Where HMRC has previously provided a written opinion to an engager that Class 1 National Insurance contributions are not due in respect of a particular contract, and the engager used identical (other than for individual personal details) contract(s) to engage other entertainers, HMRC will not seek arrears of Class 1 National Insurance contributions due and payable prior to 6 April 2011 in respect of these other contracts.
Where HMRC has not given such a written opinion, then it reserves the right to seek to recover any National Insurance contributions arrears under its normal compliance subject to the provisions of the Limitation Act 1980.
HMRC is mindful of the fact that it undertook a recent public consultation on options for amending the National Insurance treatment of entertainers at some point in the future and that its preferred option was to revoke those provisions of the Regulations that relate to entertainers with effect from 6 April 2014. If an amendment is made to the Regulations, such an amendment will only have prospective effect. The CoA judgment concerns the current and retrospective application of the relevant provisions in the Regulations and therefore will apply to any contracts entered into up until the point that any amendments to the current Regulations come into force. HMRC will be publishing a summary of the consultation responses and confirm the intended way forward later this year.
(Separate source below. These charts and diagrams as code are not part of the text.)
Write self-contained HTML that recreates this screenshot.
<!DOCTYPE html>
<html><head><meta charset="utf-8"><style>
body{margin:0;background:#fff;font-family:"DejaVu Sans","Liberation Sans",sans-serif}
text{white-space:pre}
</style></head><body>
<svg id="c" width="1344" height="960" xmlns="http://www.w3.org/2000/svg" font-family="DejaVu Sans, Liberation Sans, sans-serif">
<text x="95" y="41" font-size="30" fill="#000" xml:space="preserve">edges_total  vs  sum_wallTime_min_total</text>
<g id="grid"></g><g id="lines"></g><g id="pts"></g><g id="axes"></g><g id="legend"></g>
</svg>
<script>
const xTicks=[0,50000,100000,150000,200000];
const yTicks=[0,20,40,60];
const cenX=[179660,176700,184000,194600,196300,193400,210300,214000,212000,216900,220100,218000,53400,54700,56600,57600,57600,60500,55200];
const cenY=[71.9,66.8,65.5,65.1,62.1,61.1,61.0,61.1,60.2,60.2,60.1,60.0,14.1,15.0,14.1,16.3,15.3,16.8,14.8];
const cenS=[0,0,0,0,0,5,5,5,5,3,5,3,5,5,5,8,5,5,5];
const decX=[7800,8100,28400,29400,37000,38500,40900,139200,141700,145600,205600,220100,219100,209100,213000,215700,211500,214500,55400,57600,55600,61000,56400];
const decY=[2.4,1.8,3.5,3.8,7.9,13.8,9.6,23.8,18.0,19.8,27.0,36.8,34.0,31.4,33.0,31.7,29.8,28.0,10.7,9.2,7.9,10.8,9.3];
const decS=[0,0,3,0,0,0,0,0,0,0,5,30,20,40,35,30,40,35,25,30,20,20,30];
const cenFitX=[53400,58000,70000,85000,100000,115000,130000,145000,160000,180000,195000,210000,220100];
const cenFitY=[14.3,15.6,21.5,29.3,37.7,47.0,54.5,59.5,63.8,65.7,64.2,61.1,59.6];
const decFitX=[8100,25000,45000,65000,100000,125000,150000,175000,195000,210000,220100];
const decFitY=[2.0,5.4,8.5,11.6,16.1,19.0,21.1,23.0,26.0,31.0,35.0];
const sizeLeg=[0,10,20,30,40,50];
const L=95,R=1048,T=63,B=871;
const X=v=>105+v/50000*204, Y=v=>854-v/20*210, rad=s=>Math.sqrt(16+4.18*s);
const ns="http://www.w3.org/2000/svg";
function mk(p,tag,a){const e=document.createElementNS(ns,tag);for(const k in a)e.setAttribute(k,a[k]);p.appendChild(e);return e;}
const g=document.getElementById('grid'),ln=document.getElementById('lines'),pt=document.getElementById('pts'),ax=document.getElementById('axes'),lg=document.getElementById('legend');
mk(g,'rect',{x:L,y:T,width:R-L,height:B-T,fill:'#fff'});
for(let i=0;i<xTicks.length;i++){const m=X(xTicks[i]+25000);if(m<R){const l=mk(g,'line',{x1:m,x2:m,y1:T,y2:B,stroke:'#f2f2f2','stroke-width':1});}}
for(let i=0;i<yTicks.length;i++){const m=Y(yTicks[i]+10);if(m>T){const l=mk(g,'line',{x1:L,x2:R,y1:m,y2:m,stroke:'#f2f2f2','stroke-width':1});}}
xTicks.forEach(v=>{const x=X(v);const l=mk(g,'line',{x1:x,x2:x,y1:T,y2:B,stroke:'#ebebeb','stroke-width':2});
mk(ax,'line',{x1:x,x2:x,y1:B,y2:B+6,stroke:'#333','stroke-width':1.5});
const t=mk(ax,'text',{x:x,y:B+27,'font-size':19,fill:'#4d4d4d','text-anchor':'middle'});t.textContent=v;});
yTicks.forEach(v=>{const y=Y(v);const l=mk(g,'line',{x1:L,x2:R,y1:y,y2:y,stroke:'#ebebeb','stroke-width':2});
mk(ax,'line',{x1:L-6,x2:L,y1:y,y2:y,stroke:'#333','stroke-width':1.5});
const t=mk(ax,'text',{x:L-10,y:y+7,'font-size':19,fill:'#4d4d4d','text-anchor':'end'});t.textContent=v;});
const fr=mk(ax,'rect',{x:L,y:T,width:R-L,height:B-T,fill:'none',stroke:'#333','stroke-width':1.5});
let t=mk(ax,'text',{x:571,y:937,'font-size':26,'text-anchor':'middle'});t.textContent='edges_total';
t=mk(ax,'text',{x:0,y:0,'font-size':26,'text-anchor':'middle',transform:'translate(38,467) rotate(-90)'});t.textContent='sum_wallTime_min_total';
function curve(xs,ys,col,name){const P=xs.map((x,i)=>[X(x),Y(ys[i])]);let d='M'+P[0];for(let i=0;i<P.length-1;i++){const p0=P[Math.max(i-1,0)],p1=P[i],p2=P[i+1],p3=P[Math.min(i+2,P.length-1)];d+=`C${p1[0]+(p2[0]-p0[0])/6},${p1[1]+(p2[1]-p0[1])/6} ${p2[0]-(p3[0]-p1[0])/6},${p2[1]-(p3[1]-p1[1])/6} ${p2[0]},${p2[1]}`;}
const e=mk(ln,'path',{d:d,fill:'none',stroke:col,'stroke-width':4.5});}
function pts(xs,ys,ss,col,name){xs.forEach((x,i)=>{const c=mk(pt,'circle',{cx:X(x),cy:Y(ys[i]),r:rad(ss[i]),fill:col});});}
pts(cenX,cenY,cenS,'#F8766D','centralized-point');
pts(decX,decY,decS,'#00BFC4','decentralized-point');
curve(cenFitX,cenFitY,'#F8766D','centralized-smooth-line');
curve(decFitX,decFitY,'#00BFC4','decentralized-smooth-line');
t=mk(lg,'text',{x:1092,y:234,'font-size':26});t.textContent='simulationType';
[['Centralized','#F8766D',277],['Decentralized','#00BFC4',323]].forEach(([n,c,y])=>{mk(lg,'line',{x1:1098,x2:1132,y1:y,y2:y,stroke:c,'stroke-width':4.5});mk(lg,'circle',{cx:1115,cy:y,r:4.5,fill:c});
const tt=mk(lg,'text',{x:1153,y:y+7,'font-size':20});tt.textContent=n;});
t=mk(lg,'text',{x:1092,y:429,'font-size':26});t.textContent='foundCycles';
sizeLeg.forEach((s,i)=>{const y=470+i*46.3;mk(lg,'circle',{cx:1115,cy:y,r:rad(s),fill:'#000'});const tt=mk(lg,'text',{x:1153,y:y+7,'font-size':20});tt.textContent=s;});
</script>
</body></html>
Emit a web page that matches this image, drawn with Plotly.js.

Under the terms of its Non-statutory clearance service to businesses, should an engager have material uncertainty on the National Insurance contributions consequences of a particular contractual engagement with an entertainer, if appropriate, HMRC can provide its view of how the law applies to that contract.
Any such requests should be made by formal 'Non-statutory clearance' application to Large Business Customer Relationship Managers, Film & Production or TV Broadcasting Units as appropriate enclosing details of the particular engagement and a copy of the relevant (signed) contract.